───── Available data ─────

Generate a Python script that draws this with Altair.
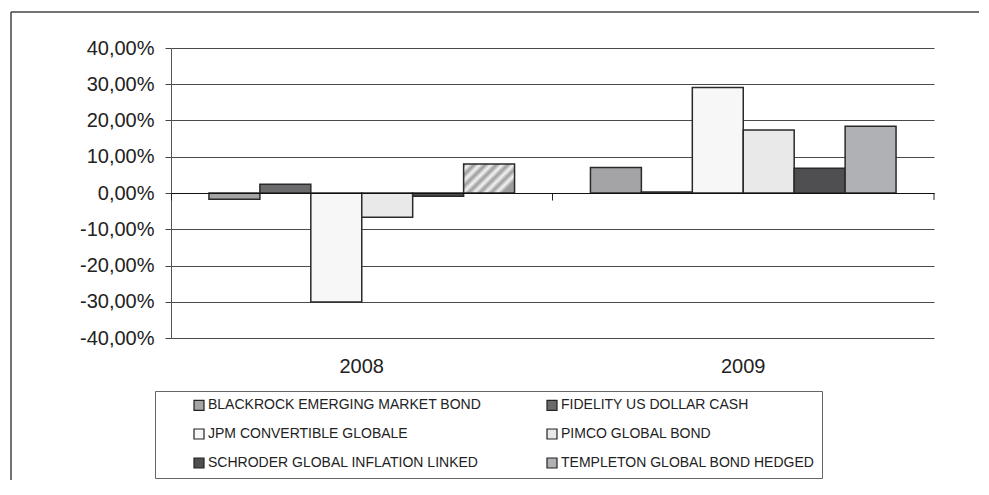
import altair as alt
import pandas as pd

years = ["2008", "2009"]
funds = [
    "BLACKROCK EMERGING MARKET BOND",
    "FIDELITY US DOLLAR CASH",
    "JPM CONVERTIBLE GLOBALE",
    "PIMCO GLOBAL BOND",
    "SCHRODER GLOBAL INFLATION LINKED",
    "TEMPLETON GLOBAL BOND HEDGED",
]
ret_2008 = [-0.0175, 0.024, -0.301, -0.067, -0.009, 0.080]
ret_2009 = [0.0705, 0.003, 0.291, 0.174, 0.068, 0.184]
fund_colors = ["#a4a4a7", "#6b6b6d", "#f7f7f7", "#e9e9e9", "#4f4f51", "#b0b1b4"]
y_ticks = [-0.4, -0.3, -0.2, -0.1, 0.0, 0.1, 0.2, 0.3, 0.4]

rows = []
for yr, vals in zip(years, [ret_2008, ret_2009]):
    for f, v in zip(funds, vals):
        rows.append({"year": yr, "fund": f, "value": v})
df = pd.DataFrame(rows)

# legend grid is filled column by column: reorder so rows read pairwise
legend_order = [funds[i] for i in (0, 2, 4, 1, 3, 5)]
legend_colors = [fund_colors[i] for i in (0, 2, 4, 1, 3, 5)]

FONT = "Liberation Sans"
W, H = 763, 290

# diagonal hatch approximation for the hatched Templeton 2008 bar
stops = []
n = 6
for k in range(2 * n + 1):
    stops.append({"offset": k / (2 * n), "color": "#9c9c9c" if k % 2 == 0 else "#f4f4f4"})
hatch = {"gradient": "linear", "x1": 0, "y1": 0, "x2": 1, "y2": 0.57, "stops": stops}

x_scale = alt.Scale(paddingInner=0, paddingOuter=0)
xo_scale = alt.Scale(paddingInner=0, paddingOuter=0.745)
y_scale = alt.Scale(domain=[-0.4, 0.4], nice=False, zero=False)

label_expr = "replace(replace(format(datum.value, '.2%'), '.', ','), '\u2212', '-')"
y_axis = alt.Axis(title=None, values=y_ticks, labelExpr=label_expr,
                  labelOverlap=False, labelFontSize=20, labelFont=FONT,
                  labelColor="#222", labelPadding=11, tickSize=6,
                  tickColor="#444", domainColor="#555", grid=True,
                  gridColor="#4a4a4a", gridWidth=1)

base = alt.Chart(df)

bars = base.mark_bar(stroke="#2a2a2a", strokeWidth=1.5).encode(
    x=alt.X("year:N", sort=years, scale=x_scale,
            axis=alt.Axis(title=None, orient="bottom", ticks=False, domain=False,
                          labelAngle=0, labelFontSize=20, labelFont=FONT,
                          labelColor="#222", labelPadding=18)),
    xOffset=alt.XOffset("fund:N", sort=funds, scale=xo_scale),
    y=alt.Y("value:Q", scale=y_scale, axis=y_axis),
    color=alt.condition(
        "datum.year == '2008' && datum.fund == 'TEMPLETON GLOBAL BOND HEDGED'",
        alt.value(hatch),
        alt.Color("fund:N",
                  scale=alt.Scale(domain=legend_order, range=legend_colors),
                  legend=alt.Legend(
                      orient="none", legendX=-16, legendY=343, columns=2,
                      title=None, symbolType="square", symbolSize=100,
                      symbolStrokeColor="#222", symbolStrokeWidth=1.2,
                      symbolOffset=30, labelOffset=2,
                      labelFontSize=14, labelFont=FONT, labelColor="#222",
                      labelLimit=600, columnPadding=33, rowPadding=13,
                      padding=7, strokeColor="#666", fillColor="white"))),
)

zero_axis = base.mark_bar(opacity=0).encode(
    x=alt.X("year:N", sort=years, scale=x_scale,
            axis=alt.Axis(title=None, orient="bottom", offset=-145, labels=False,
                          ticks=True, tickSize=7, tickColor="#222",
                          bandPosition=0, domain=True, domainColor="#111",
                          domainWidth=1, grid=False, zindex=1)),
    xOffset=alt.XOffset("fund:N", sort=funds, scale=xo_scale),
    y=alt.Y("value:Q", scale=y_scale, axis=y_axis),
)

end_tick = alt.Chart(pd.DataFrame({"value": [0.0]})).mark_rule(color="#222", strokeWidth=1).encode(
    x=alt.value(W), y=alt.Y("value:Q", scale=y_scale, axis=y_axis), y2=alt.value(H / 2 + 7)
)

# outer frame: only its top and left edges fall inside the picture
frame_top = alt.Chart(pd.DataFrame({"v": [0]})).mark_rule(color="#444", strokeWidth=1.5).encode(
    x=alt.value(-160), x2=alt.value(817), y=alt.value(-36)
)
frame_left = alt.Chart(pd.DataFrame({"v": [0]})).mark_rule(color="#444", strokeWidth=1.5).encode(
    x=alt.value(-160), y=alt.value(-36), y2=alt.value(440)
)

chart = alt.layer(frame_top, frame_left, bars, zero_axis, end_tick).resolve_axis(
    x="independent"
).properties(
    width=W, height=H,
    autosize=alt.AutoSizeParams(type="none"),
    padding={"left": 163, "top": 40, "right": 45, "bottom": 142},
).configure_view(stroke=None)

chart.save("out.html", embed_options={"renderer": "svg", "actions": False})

─────

Print the data above verbatim from the first line through the line holding "df = pd.DataFrame(rows)", leaving every picture out.

Generate a Python script that draws this with Altair.
import altair as alt
import pandas as pd

years = ["2008", "2009"]
funds = [
    "BLACKROCK EMERGING MARKET BOND",
    "FIDELITY US DOLLAR CASH",
    "JPM CONVERTIBLE GLOBALE",
    "PIMCO GLOBAL BOND",
    "SCHRODER GLOBAL INFLATION LINKED",
    "TEMPLETON GLOBAL BOND HEDGED",
]
ret_2008 = [-0.0175, 0.024, -0.301, -0.067, -0.009, 0.080]
ret_2009 = [0.0705, 0.003, 0.291, 0.174, 0.068, 0.184]
fund_colors = ["#a4a4a7", "#6b6b6d", "#f7f7f7", "#e9e9e9", "#4f4f51", "#b0b1b4"]
y_ticks = [-0.4, -0.3, -0.2, -0.1, 0.0, 0.1, 0.2, 0.3, 0.4]

rows = []
for yr, vals in zip(years, [ret_2008, ret_2009]):
    for f, v in zip(funds, vals):
        rows.append({"year": yr, "fund": f, "value": v})
df = pd.DataFrame(rows)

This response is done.